This soft cover book runs for a low $23.95 at 96 full color pages. Interior covers are not used and some of the space decisions are made for a design point, but seem to use up a lot of paper. For example, the first page, a sign warning you of the dangers of Blackstone Special Federal Penitentiary, while the next two are credits and copyright information, then introduction and table of contents. The chapters are separated by full-page breaks that introduce the concept of the chapter (team villains, solo villains, Blackstone Prison). The back ends with a credits and OGL license.

The cover is handled by Ramon Perez, who also contributes to the inside, along with Hero fan favorite Storn Cook, and others like Jonathan Kirtz, Kevin Stokes, and James Ryman.
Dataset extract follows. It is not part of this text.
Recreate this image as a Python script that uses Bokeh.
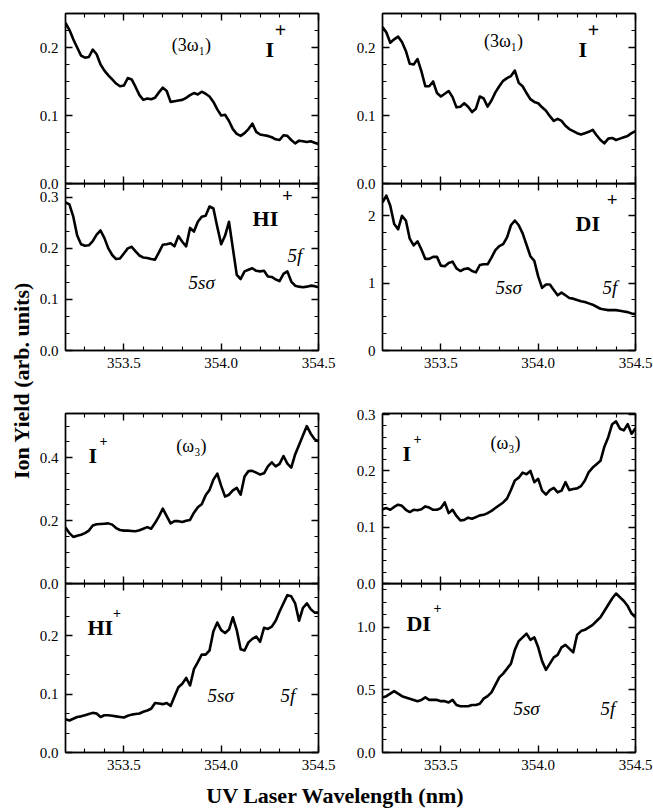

They do a good job overall, but Crooks strikes me a little better. I suspect it’s because most of the illustrations in Crooks are larger and give you more of a feel for the characters. In this book, with several of the teams, we have a team illustration, and then for the individual characters, a head shot, taken from the team illustration. Internal maps are presented for several locals and are all in full color.

In terms of utility, using this in Freedom City is easier than Crooks, which was designed for and created, the Meta-4 campaign setting. Here, we have some old favorites who’ve been mentioned before like the Brotherhood of the Yellow Sign, along with servants of those introduced like the Curator, a machine man following the orders of the Preservers.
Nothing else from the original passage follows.